The Bitcoin Hashrate chart measures the total computational power used to mine and process transactions on the Bitcoin network. A higher hashrate indicates increased security and network strength, as more miners contribute to verifying transactions. Monitoring hashrate trends can help traders gauge market sentiment, network health, and potential impacts on mining profitability.

Bitcoin's hashrate measures the total computational power being directed at mining Bitcoin blocks — expressed in exahashes per second (EH/s). It reflects the collective investment of miners worldwide in specialized ASIC hardware and electricity, and is the primary metric for assessing Bitcoin's network security. A higher hashrate means more computation is required to attack the network.
Hashrate and price have a deeply intertwined relationship over long time horizons. Miners are profit-driven: when price rises, mining becomes more profitable, incentivizing new hardware deployment and pushing hashrate higher. When price falls sharply, unprofitable miners shut off their machines, causing hashrate to temporarily decline. Bitcoin's difficulty adjustment mechanism — which recalibrates every 2,016 blocks — ensures block production stays near 10 minutes regardless of how many miners are active.
Short-term hashrate drops often signal miner capitulation — the period when unprofitable miners are forced offline.
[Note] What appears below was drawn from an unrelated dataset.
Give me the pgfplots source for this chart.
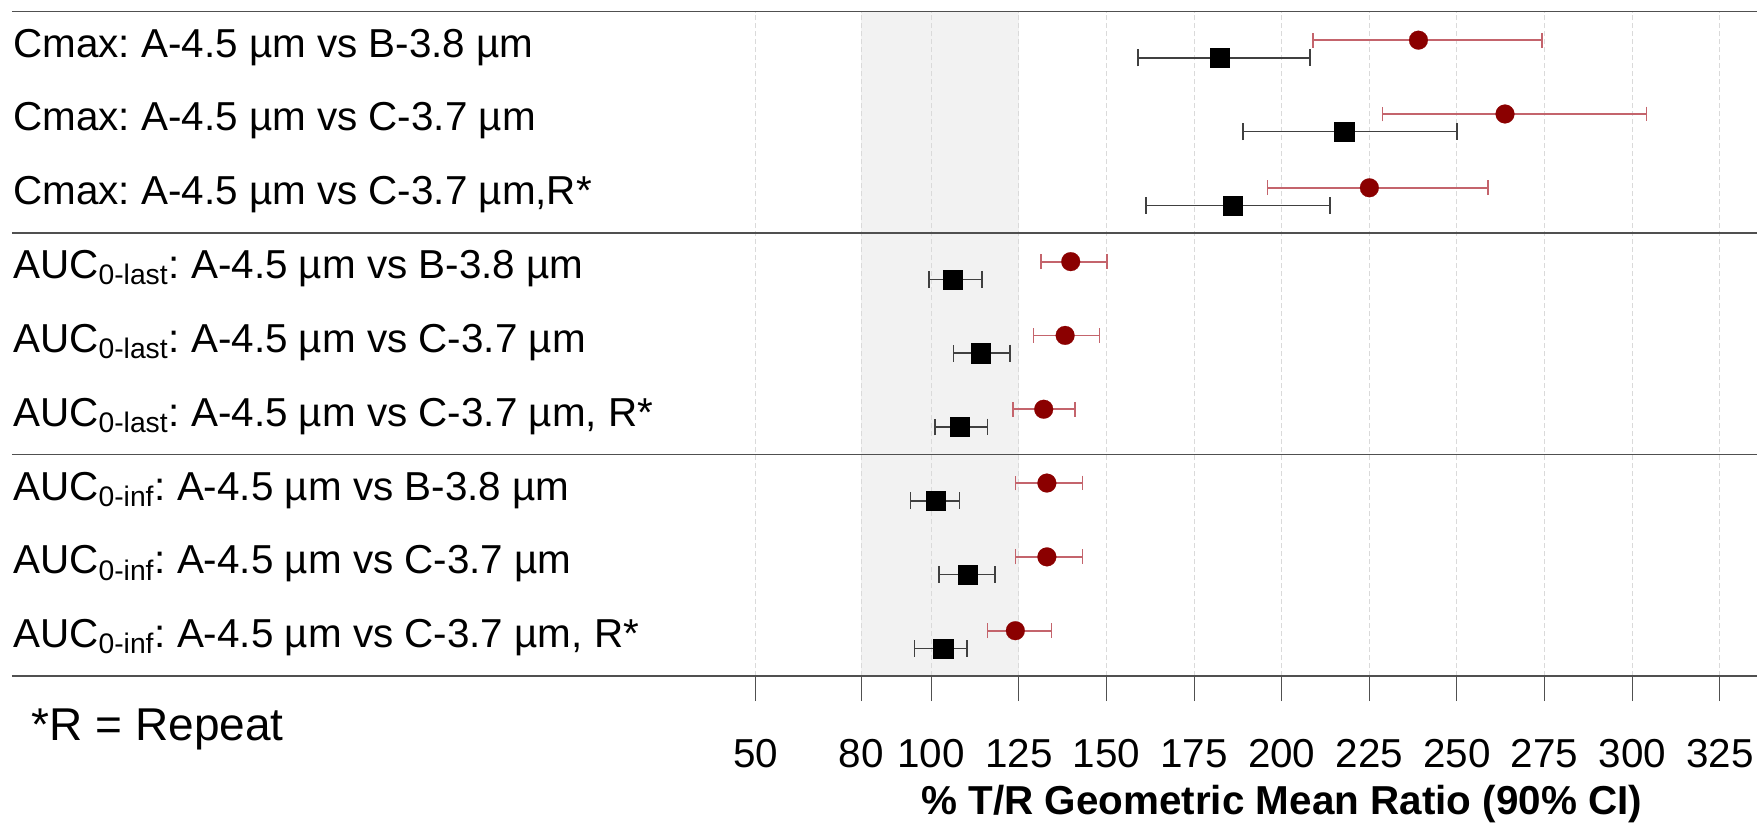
\documentclass[border=0pt]{standalone}
\usepackage{fontspec}
\setmainfont{Liberation Sans}
\usepackage{pgfplots}
\pgfplotsset{compat=1.18}
\usepackage{pgfplotstable}
\definecolor{dred}{HTML}{8B0000}
\definecolor{cired}{HTML}{C4646C}
\definecolor{band}{HTML}{F2F2F2}
\definecolor{gridc}{HTML}{DADADA}
\definecolor{linec}{HTML}{505050}
\definecolor{blk}{HTML}{404040}
\newcommand{\lab}{\fontsize{20.2}{24}\selectfont}
\frenchspacing

\pgfplotstableread{
y     m     lo    hi
8.875 182.2 159.0 208.1
7.875 217.8 189.0 250.0
6.875 185.9 161.2 213.8
5.875 106.2 99.3  114.4
4.875 114.1 106.4 122.4
3.875 108.2 101.0 116.0
2.875 101.2 94.1  108.1
1.875 110.3 102.2 118.2
0.875 103.4 95.2  110.2
}\blackdata

\pgfplotstableread{
y     m     lo    hi
9.115 239.0 209.0 274.2
8.115 263.7 228.8 304.1
7.115 225.0 195.9 258.9
6.115 139.8 131.3 150.1
5.115 138.2 129.2 148.0
4.115 132.1 123.4 141.1
3.115 133.0 124.0 143.2
2.115 133.0 124.0 143.2
1.115 124.0 116.1 134.3
}\reddata

\begin{document}
\begin{tikzpicture}
\begin{axis}[
  scale only axis, width=872.5pt, height=332.15pt,
  xmin=-162.3, xmax=335.6, ymin=0.5, ymax=9.5,
  axis x line*=bottom, axis y line=none,
  x axis line style={-, linec, line width=0.7pt},
  xtick={50,80,100,125,150,175,200,225,250,275,300,325},
  tick align=outside, major tick length=12.5pt,
  xtick style={linec, line width=0.5pt},
  xmajorgrids,
  major grid style={gridc, dash pattern=on 2.5pt off 1.5pt, line width=0.5pt},
  ytick=\empty,
  /pgf/number format/assume math mode=true,
  xticklabel style={font=\lab, anchor=base, yshift=-33.2pt},
  set layers, clip=false,
]
\begin{pgfonlayer}{axis background}
\fill[band] (axis cs:80,0.5) rectangle (axis cs:125,9.5);
\end{pgfonlayer}
\draw[linec, line width=0.7pt] (axis cs:-162.3,9.5) -- (axis cs:335.6,9.5);
\draw[linec, line width=0.7pt] (axis cs:-162.3,6.5) -- (axis cs:335.6,6.5);
\draw[linec, line width=0.7pt] (axis cs:-162.3,3.5) -- (axis cs:335.6,3.5);

\addplot[only marks, mark=square*, mark size=4.8pt,
  mark options={fill=black, draw=black, line width=0.1pt},
  error bars/.cd, x dir=both, x explicit,
  error bar style={line width=0.8pt, blk},
  error mark options={rotate=90, mark size=4.2pt, line width=0.8pt, blk}]
  table[x=m, y=y, x error plus expr=\thisrow{hi}-\thisrow{m}, x error minus expr=\thisrow{m}-\thisrow{lo}] {\blackdata};

\addplot[only marks, mark=*, mark size=4.7pt,
  mark options={fill=dred, draw=dred, line width=0.1pt},
  error bars/.cd, x dir=both, x explicit,
  error bar style={line width=0.9pt, cired},
  error mark options={rotate=90, mark size=3.7pt, line width=0.8pt, cired}]
  table[x=m, y=y, x error plus expr=\thisrow{hi}-\thisrow{m}, x error minus expr=\thisrow{m}-\thisrow{lo}] {\reddata};

\node[anchor=base west, inner sep=0pt, font=\lab] at (axis cs:-162,8.885) {Cmax: A-4.5 µm vs B-3.8 µm};
\node[anchor=base west, inner sep=0pt, font=\lab] at (axis cs:-162,7.885) {Cmax: A-4.5 µm vs C-3.7 µm};
\node[anchor=base west, inner sep=0pt, font=\lab] at (axis cs:-162,6.885) {Cmax: A-4.5 µm vs C-3.7 µm,R*};
\node[anchor=base west, inner sep=0pt, font=\lab] at (axis cs:-162,5.885) {AUC\textsubscript{0-last}: A-4.5 µm vs B-3.8 µm};
\node[anchor=base west, inner sep=0pt, font=\lab] at (axis cs:-162,4.885) {AUC\textsubscript{0-last}: A-4.5 µm vs C-3.7 µm};
\node[anchor=base west, inner sep=0pt, font=\lab] at (axis cs:-162,3.885) {AUC\textsubscript{0-last}: A-4.5 µm vs C-3.7 µm, R*};
\node[anchor=base west, inner sep=0pt, font=\lab] at (axis cs:-162,2.885) {AUC\textsubscript{0-inf}: A-4.5 µm vs B-3.8 µm};
\node[anchor=base west, inner sep=0pt, font=\lab] at (axis cs:-162,1.885) {AUC\textsubscript{0-inf}: A-4.5 µm vs C-3.7 µm};
\node[anchor=base west, inner sep=0pt, font=\lab] at (axis cs:-162,0.885) {AUC\textsubscript{0-inf}: A-4.5 µm vs C-3.7 µm, R*};

\node[anchor=base west, inner sep=0pt, font=\fontsize{23}{27}\selectfont] at (axis cs:-156.7,-0.367) {*R = Repeat};
\node[anchor=base, inner sep=0pt, font=\bfseries\lab, yshift=-69pt] at (axis cs:200,0.5) {\% T/R Geometric Mean Ratio (90\% CI)};

\coordinate (BL) at (axis cs:-165.68,-1.505);
\coordinate (TR) at (axis cs:335.6,9.659);
\end{axis}
\pgfresetboundingbox
\path[use as bounding box] (BL) rectangle (TR);
\end{tikzpicture}
\end{document}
These capitulation events have historically coincided with price bottoms or the early stages of recovery, as the weakest participants exit and the remaining miners operate at a lower cost base. The Hash Ribbons indicator uses two moving averages of hashrate to formally identify these capitulation and recovery events.
From a macro perspective, sustained all-time highs in hashrate reflect miner conviction in Bitcoin's long-term value. Miners commit capital to hardware that depreciates over years — a multi-billion dollar aggregate bet on future price appreciation. Tracking whether hashrate is trending up, consolidating, or collapsing provides a useful background signal for positioning in conjunction with on-chain and price-based indicators.